Collins, James; Porras, Jerry; Built to Last, 1994.

It tells about the values in the context of business and corporations. Core values are organization’s essential and enduring tenets-a small set of guiding principles; not to be confused with specific cultural or operating practices; not to be compromised for financial gain or short term expediency. As per Collins and Porras, companies that enjoy enduring success have core values and a core purpose that remain fixed while their business strategies and practices endlessly adapt to a changing world.  Key factor in the success of companies like HP, Johnson & Johnson, P&G, Merck and Sony is their vision and it has two components-core ideology and envisioned future. Core ideology provides glue that holds an organization together through a time. Central to the book is the distinction between being good and great.

Book 12

Covey, Stephen, The Seven habits of highly effective people, 1989.

The book discusses three main techniques: one minute goal setting, one minute praising and one minute reprimands. Again, the advice is to develop trust, generate positive energy and avoid negative energy.

Book 13

Porter, Michael; The competitive Advantage of nations, 1990.

Based on his study of ten countries (UK, Denmark, Italy, Japan, Korea, Singapore, Sweden, Switzerland, Germany and US), he concluded that the intensity of domestic competition often fuels a success on a global stage. He found that the principle goal of such a nation is to produce a high and rising standard of living for its citizens. The ability to do so does not depend upon the competitiveness but on the productivity with which a nation’s resources are employed. Productivity is the prime determinant in the long run of a nation’s standard of living.

To make sense of the dynamics behind national strength in a particular industry, Porter develops a national diamond and is made up of four forces like factor conditions, demand conditions, related and supporting industries and firm strategy, structure and rivalry.

Book 14

Kotter, John; Leading Change, 1996.

John Koter has worked on leadership, change management, culture and then careers.
While writing down a book on the Leadership Factor-he found out majority of the people doing management stuff thought that it was leadership. As the system do not support leadership—he studied on culture, then he took at environmental and economical changes.
The central theme of Kotter’s work is change.
Successful change requires the effort of a critical mass of key individuals---a group of the two-fifty people depending upon the size of the organization-in order to move the organization in significantly different directions. Leadership is the critical ingredient for driving change.
For that he suggested following steps
-Establishing sense of urgency
-organizations need to create powerful coalition
-develop vision and strategy
-communicate the change vision
-empower broad-based action
-celebrate short-term wins
-anchor the change in the corporate culture

Book 15

Peters Tom, Waterman Robert; In search of excellence, 1982.

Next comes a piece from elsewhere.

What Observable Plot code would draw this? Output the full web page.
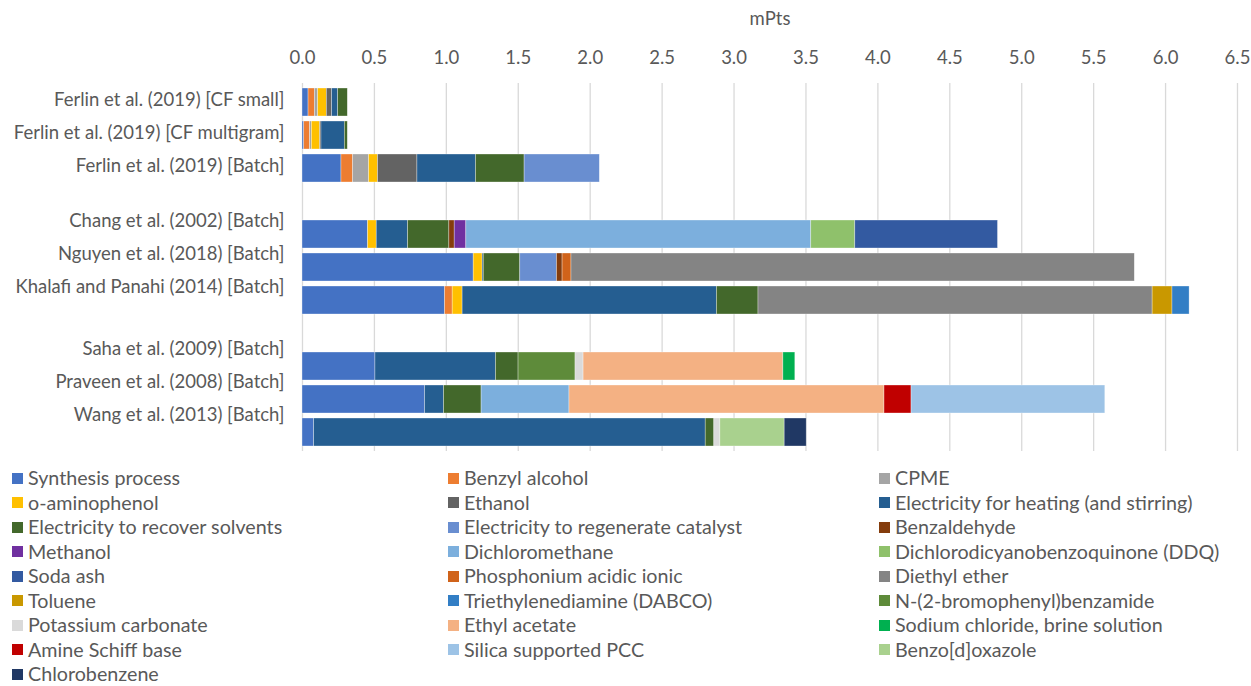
<!DOCTYPE html>
<html>
<head>
<meta charset="utf-8">
<script src="https://cdn.jsdelivr.net/npm/d3@7"></script>
<script src="https://cdn.jsdelivr.net/npm/@observablehq/plot@0.6"></script>
<style>
  html, body { margin: 0; padding: 0; background: #ffffff; }
  body { font-family: Lato, "Open Sans", sans-serif; color: #595959; width: 1251px; }
  #legend {
    display: grid;
    grid-template-columns: 436px 431px 1fr;
    padding: 5px 0 0 12px;
  }
  .item { display: flex; align-items: center; height: 24.5px; font-size: 19.7px; line-height: 1; white-space: nowrap; }
  .swatch { width: 11px; height: 11px; margin-right: 5px; flex: none; }
</style>
</head>
<body>
<div id="chart"></div>
<div id="legend"></div>
<script>
// Studies, grouped; blank rows separate the three groups
const groupFerlin = [
  "Ferlin et al. (2019) [CF small]",
  "Ferlin et al. (2019) [CF multigram]",
  "Ferlin et al. (2019) [Batch]"
];
const groupOxidative = [
  "Chang et al. (2002) [Batch]",
  "Nguyen et al. (2018) [Batch]",
  "Khalafi and Panahi (2014) [Batch]"
];
const groupOther = [
  "Saha et al. (2009) [Batch]",
  "Praveen et al. (2008) [Batch]",
  "Wang et al. (2013) [Batch]"
];
const gapA = " ";
const gapB = "  ";
const rowOrder = [...groupFerlin, gapA, ...groupOxidative, gapB, ...groupOther];

// Impact contributors (stacking and legend order)
const series = [
  "Synthesis process", "Benzyl alcohol", "CPME",
  "o-aminophenol", "Ethanol", "Electricity for heating (and stirring)",
  "Electricity to recover solvents", "Electricity to regenerate catalyst", "Benzaldehyde",
  "Methanol", "Dichloromethane", "Dichlorodicyanobenzoquinone (DDQ)",
  "Soda ash", "Phosphonium acidic ionic", "Diethyl ether",
  "Toluene", "Triethylenediamine (DABCO)", "N-(2-bromophenyl)benzamide",
  "Potassium carbonate", "Ethyl acetate", "Sodium chloride, brine solution",
  "Amine Schiff base", "Silica supported PCC", "Benzo[d]oxazole",
  "Chlorobenzene"
];
const colors = [
  "#4472C4", "#ED7D31", "#A5A5A5",
  "#FFC000", "#636363", "#255E91",
  "#43682B", "#698ED0", "#843C0C",
  "#7030A0", "#7CAFDD", "#8FC16B",
  "#335AA1", "#D0631A", "#848484",
  "#C99800", "#327EC5", "#5E8B3A",
  "#DADADA", "#F4B183", "#00B050",
  "#C00000", "#9DC3E6", "#A9D18E",
  "#203864"
];

// mPts per contributor, one value per entry of `series`
const ferlinSmall     = [0.042, 0.044, 0.023, 0.060, 0.037, 0.042, 0.067, 0, 0, 0, 0, 0, 0, 0, 0, 0, 0, 0, 0, 0, 0, 0, 0, 0, 0];
const ferlinMultigram = [0.012, 0.041, 0.012, 0.058, 0.009, 0.162, 0.021, 0, 0, 0, 0, 0, 0, 0, 0, 0, 0, 0, 0, 0, 0, 0, 0, 0, 0];
const ferlinBatch     = [0.271, 0.081, 0.111, 0.062, 0.274, 0.407, 0.338, 0.523, 0, 0, 0, 0, 0, 0, 0, 0, 0, 0, 0, 0, 0, 0, 0, 0, 0];
const chang           = [0.456, 0, 0, 0.060, 0, 0.218, 0.287, 0, 0.037, 0.081, 2.398, 0.306, 0.992, 0, 0, 0, 0, 0, 0, 0, 0, 0, 0, 0, 0];
const nguyen          = [1.190, 0, 0, 0.062, 0, 0.008, 0.254, 0.255, 0.039, 0, 0, 0, 0, 0.062, 3.916, 0, 0, 0, 0, 0, 0, 0, 0, 0, 0];
const khalafi         = [0.991, 0.053, 0, 0.069, 0, 1.768, 0.289, 0, 0, 0, 0, 0, 0, 0, 2.740, 0.138, 0.119, 0, 0, 0, 0, 0, 0, 0, 0];
const saha            = [0.507, 0, 0, 0, 0, 0.838, 0.157, 0, 0, 0, 0, 0, 0, 0, 0, 0, 0, 0.396, 0.056, 1.389, 0.083, 0, 0, 0, 0];
const praveen         = [0.852, 0, 0, 0, 0, 0.132, 0.261, 0, 0, 0, 0.611, 0, 0, 0, 0, 0, 0, 0, 0, 2.190, 0, 0.188, 1.347, 0, 0];
const wang            = [0.081, 0, 0, 0, 0, 2.722, 0.060, 0, 0, 0, 0, 0, 0, 0, 0, 0, 0, 0, 0.042, 0, 0, 0, 0, 0.447, 0.153];

const studyValues = [
  [groupFerlin[0], ferlinSmall],
  [groupFerlin[1], ferlinMultigram],
  [groupFerlin[2], ferlinBatch],
  [groupOxidative[0], chang],
  [groupOxidative[1], nguyen],
  [groupOxidative[2], khalafi],
  [groupOther[0], saha],
  [groupOther[1], praveen],
  [groupOther[2], wang]
];

const xTicks = [0, 0.5, 1, 1.5, 2, 2.5, 3, 3.5, 4, 4.5, 5, 5.5, 6, 6.5];

// Long-format table for the stacked bars
const table = studyValues.flatMap(([study, values]) =>
  values.map((value, i) => ({study, series: series[i], value})).filter((d) => d.value > 0)
);

const fontSize = 18.5;
const yAxis = (ticks, dy) => Plot.axisY(ticks, {
  anchor: "left", tickSize: 0, tickPadding: 18, dy, label: null, fontSize
});

const chart = Plot.plot({
  width: 1251,
  height: 461,
  marginTop: 83,
  marginLeft: 302,
  marginRight: 14,
  marginBottom: 10,
  style: {fontFamily: "Lato, 'Open Sans', sans-serif", fontSize: `${fontSize}px`, color: "#595959", background: "#ffffff"},
  x: {domain: [0, 6.5]},
  y: {domain: rowOrder, paddingInner: 0.16, paddingOuter: 0.08},
  color: {domain: series, range: colors},
  marks: [
    Plot.gridX(xTicks, {stroke: "#D9D9D9", strokeOpacity: 1, strokeWidth: 1.3}),
    Plot.barX(table, Plot.stackX({
      y: "study", x: "value", z: "series", fill: "series", order: series,
      stroke: "#ffffff", strokeWidth: 0.6, strokeOpacity: 0.55
    })),
    Plot.axisX(xTicks, {
      anchor: "top", tickSize: 0, tickPadding: 20, fontSize,
      tickFormat: (d) => d.toFixed(1),
      label: "mPts", labelAnchor: "center", labelOffset: 72, labelArrow: "none"
    }),
    yAxis(groupFerlin, -2),
    yAxis(groupOxidative, -13),
    yAxis(groupOther, -17)
  ]
});
document.getElementById("chart").appendChild(chart);

// Legend, three columns in series order
const legend = d3.select("#legend");
series.forEach((name, i) => {
  const item = legend.append("div").attr("class", "item");
  item.append("span").attr("class", "swatch").style("background", colors[i]);
  item.append("span").text(name);
});
</script>
</body>
</html>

Even though the book published in the year 1982, its legacy has become clear after approximately 20 years of its publication. It has marked a fundamental change in management emphasis from rationalist and mechanistic style to a human and humane approach. It is resolutely people centric and looks beyond rational analysis to explore social complexity. The intellectual cornerstones are eight principles identified by Peter and Waterman as characteristics of excellent companies. These are: a bias of action, being close to the customer, autonomy and entrepreneurship, productivity through people, being values driven, networking, simple form, lean staff.

Based on these principles, they identified 62 companies and divided them in to three categories. 1. 18 companies were categories as excellent but did not meet all criteria, 2. 30 companies excellence and met the criteria, 3. 14 companies were the exemplars of excellence.